> [WHAT THE TASK ASKS]:
Repeat the records below exactly, from the first line through the line containing "Sans Condensed, Liberation", and leave out any pictures.

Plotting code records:
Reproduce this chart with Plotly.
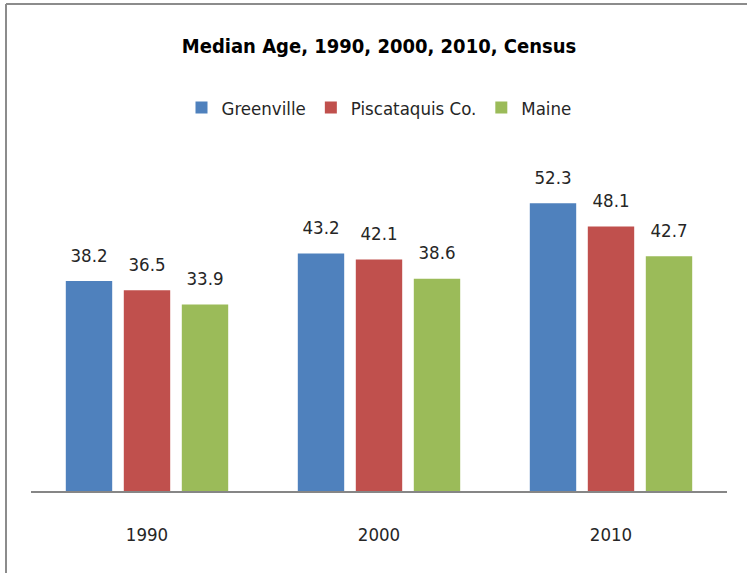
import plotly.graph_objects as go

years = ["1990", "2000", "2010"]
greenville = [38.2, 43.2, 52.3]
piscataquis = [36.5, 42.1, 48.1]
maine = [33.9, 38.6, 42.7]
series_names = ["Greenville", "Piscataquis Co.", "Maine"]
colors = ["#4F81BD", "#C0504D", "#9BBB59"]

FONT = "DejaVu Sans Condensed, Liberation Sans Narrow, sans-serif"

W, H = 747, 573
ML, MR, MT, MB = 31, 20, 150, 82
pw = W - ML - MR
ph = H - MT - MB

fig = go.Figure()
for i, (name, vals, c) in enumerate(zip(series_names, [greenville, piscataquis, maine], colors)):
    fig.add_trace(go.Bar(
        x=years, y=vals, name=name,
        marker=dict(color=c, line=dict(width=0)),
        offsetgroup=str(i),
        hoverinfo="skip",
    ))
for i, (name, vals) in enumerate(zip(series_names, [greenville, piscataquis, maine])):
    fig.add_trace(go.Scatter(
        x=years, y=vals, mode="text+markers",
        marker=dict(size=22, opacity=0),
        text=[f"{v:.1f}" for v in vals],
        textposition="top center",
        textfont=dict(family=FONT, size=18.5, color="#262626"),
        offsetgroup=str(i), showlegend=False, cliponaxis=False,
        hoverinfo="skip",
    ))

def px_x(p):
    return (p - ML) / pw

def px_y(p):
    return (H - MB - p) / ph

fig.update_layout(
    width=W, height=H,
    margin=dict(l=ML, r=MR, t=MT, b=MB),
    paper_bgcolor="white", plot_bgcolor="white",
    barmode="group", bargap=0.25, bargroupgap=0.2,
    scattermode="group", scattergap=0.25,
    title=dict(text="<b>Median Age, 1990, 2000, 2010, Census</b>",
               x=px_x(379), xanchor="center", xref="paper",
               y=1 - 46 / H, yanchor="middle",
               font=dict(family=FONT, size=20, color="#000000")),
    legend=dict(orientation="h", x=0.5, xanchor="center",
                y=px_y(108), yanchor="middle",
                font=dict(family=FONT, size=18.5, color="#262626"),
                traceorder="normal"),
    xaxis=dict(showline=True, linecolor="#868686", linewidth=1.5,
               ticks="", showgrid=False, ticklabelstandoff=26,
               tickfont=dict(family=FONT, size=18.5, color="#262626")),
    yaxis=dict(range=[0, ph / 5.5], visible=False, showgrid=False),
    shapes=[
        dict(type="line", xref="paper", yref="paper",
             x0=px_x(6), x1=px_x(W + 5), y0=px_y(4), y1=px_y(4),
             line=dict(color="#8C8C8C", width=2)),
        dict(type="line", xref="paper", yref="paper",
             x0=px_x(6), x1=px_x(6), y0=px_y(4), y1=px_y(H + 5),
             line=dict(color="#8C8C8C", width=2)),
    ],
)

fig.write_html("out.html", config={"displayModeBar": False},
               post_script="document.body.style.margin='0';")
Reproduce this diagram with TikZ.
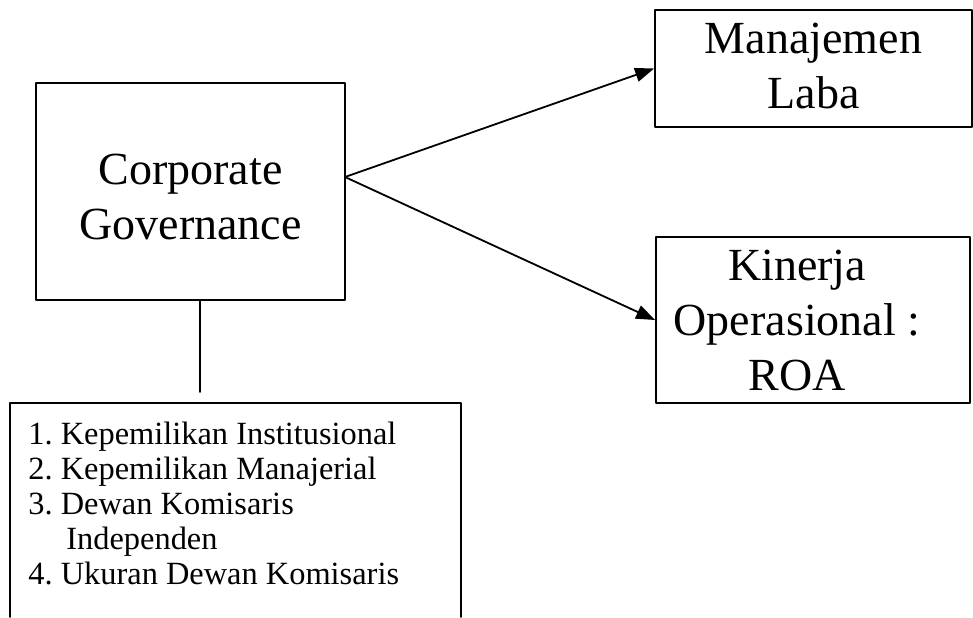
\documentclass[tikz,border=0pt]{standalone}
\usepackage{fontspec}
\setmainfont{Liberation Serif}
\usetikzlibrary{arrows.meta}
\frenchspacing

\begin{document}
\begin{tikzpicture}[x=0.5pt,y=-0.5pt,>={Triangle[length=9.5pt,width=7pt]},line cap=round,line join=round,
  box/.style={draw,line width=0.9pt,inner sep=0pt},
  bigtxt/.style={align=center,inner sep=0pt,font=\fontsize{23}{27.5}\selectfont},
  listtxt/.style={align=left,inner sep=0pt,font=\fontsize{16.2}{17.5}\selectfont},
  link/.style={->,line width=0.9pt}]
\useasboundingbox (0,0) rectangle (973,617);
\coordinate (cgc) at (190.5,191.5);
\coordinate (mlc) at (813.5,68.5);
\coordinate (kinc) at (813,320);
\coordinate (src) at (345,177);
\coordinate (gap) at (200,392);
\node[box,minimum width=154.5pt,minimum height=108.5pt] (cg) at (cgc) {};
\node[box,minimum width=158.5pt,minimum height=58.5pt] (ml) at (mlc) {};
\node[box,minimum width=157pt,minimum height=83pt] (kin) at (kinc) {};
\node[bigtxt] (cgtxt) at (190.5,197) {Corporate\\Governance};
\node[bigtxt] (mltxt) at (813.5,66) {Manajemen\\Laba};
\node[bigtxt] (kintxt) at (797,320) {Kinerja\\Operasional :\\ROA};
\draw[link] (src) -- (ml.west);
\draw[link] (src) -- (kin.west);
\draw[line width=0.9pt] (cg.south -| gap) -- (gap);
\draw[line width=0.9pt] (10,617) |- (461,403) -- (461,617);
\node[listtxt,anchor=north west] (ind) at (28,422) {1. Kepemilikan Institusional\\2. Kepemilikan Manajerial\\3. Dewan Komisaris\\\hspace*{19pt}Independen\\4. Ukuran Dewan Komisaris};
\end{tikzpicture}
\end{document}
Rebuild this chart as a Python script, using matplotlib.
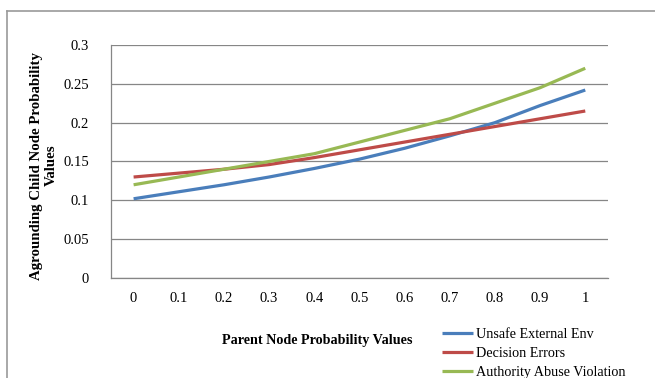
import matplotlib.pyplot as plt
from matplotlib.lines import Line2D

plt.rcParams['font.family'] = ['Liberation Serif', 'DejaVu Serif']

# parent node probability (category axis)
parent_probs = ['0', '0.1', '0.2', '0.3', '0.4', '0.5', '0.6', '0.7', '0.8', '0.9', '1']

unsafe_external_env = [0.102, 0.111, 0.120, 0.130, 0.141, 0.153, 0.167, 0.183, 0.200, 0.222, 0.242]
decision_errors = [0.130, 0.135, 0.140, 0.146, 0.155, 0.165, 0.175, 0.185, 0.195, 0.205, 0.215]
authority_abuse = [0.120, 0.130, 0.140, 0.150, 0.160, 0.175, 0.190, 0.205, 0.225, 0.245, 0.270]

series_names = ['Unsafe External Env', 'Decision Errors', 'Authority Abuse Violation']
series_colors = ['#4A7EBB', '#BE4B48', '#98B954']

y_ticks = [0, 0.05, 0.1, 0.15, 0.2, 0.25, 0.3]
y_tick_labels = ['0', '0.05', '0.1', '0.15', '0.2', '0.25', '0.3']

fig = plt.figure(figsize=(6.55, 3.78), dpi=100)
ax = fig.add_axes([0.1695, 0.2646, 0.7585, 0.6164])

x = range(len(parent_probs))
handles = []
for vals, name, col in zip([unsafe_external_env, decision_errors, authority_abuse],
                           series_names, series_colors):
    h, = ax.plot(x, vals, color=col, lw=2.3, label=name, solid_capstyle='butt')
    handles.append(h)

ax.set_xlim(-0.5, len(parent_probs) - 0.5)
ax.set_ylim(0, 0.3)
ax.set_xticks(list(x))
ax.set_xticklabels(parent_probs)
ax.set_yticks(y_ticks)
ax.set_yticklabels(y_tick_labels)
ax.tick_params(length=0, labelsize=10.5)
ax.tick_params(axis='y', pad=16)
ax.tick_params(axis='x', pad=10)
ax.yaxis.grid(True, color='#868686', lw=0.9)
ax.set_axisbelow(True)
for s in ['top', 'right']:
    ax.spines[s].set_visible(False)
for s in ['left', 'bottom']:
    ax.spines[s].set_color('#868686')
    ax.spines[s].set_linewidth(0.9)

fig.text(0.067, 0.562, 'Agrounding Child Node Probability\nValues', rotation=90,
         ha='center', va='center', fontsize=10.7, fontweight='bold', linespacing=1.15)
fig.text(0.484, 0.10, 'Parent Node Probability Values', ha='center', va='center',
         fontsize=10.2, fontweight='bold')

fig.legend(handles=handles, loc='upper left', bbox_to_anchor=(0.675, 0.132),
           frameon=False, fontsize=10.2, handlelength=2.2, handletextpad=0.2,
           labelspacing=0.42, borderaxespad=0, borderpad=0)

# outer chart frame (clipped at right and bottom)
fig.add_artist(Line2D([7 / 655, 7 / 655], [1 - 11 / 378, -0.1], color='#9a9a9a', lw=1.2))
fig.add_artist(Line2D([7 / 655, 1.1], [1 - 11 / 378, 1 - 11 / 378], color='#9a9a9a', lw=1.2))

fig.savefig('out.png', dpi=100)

> [OUTPUT]:
Reproduce this chart with Plotly.
import plotly.graph_objects as go

years = ["1990", "2000", "2010"]
greenville = [38.2, 43.2, 52.3]
piscataquis = [36.5, 42.1, 48.1]
maine = [33.9, 38.6, 42.7]
series_names = ["Greenville", "Piscataquis Co.", "Maine"]
colors = ["#4F81BD", "#C0504D", "#9BBB59"]

FONT = "DejaVu Sans Condensed, Liberation Sans Narrow, sans-serif"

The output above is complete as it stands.